« Les Arméniens désirent la paix »

Paris Notre-Dame du 27 janvier 2022

Soeur Haguinta Mouradian est membre de la congrégation catholique des Sœurs arméniennes de l’Immaculée conception à Tashir (Arménie). Invitée de la Nuit des Témoins, elle témoigne de la situation de la population majoritairement chrétienne d’Arménie face à une paix fragile avec l’Azerbaïdjan.

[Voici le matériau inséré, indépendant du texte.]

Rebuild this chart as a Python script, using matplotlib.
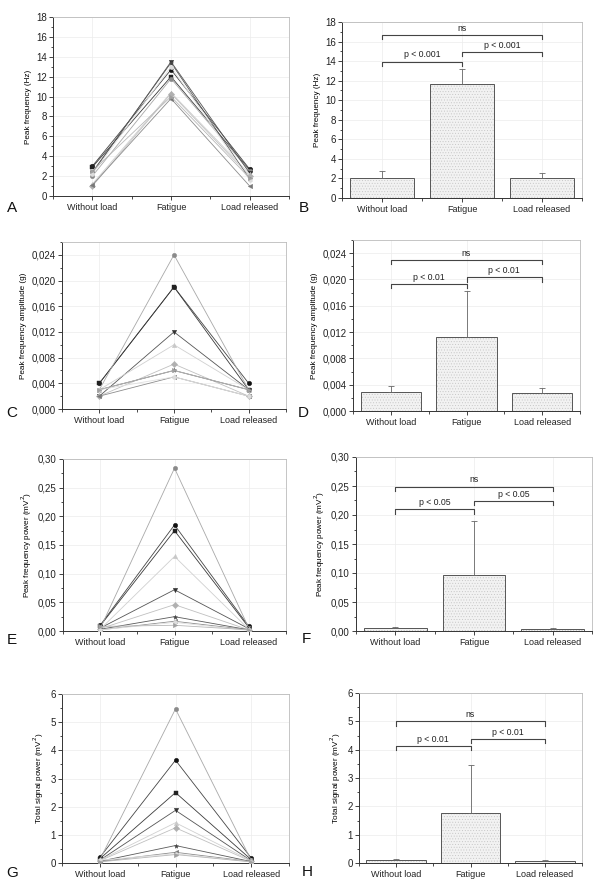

Sr Haguinta Mouradian est membre de la congrégation catholique des Sœurs arméniennes de l’Immaculée conception, responsable d’un centre éducatif à Tashir (Arménie).
© Laurence Faure

Paris Notre-Dame – Pouvez-vous décrire votre mission en Arménie ?
Sr Haguinta Mouradian – Nous sommes huit Sœurs de notre congrégation, de l’Église catholique arménienne [1], réparties à Erevan, Tashir et Gyumri. L’Église catholique arménienne et l’Église apostolique arménienne ont des liens fraternels. La visite du pape François en juin 2016 (il s’était arrêté dans un des centres éducatifs de notre congrégation à Gyumri), a aussi permis de rapprocher nos Églises. Nos œuvres sont liées à l’éducation et au soutien des familles défavorisées – sans distinction religieuse. Nous nous occupons également d’enfants orphelins ou abandonnés. Parmi ces familles, un certain nombre de pères sont absents, travaillant en Russie... Nous essayons d’aider chacun, adultes et adolescents, à se rapprocher de Dieu. Depuis la dernière guerre du Haut-Karabagh [du 27 septembre au 9 novembre 2020, NDLR], beaucoup de pères sont également revenus des combats sans travail.

P.N.-D. – Quel est l’impact de la dernière guerre du Haut-Karabagh ?

H.-M. - Les gens sont inquiets. Certes, il y a eu un cessez-le-feu entre l’Arménie et l’Azerbaïdjan (voir encadré). Mais on sent que ce n’est pas encore terminé, que cela peut recommencer. Pour les jeunes de 18-19 ans qui font leur service militaire, et leurs mères, c’est très dur. Trois jeunes de notre centre éducatif de Tashir font actuellement leur service militaire. Un autre, jeune soldat, a été tué dans les combats de 2020. Passer de villages en villages, devant nos cimetières où reposent nos 3 809 soldats morts durant ce conflit de 44 jours, nous fait encore frissonner. Sur les quelque 90 000 déplacés de l’Artsakh [nom donné au Haut-Karabagh par les Arméniens, NDLR], nous avons accueilli et soutenu environ 200 personnes dans nos missions, surtout des mères et des enfants.

P.N-D. – Quelle est l’importance du témoignage de votre foi dans la région ?

H.-M. – L’Arménie est historiquement le premier État chrétien, créé au IVe siècle. La transmission de la foi continue dans les familles, mais avec une peur de ne pas pouvoir la vivre en paix sur notre Terre. On a observé une augmentation de la pratique religieuse depuis la guerre. Tous ensemble, comme une grande famille, nous avons prié pour la paix et pour notre patrie. Les Arméniens désirent la paix, même s’il y a aussi de la rancune héritée de l’histoire de notre peuple. Les mères se demandent : pourquoi cette guerre ? Pourquoi nos enfants meurent-ils au combat ? Malgré tout, Jésus lui-même a pardonné à ses ennemis sur la croix. C’est le témoignage que nous devons porter, pour semer l’amour, dans nos vies et dans nos relations : faire la paix en soi-même puis autour de soi, même si c’est très difficile. Nous encourageons nos enfants à prier pour que des chaînes de pardon et de paix se forment jusqu’aux gouvernants. Pour que les générations futures connaissent la paix.

Malgré le cessez-le-feu signé le 9 novembre 2020 entre l’Arménie et l’Azerbaïdjan, qui revendique le territoire de la république autoproclamée du Haut-Karabagh, peuplée majoritairement d’Arméniens, la paix reste menacée.
La Nuit des Témoins, organisée par l’Aide à l’Église en détresse, a invité en France, du 22 au 28 janvier, trois témoins issus du Sri Lanka, du Nigéria et de l’Arménie. La dernière soirée aura lieu le 28 janvier à 20h, au Sacré-Cœur de Montmartre (18e).

Propos recueillis par Laurence Faure

Plus d’informations  : aed-france.org

[1En Arménie, 90 % de la population appartient à l’Église apostolique arménienne. L’Église catholique arménienne représente, elle, 4,4 % de la population.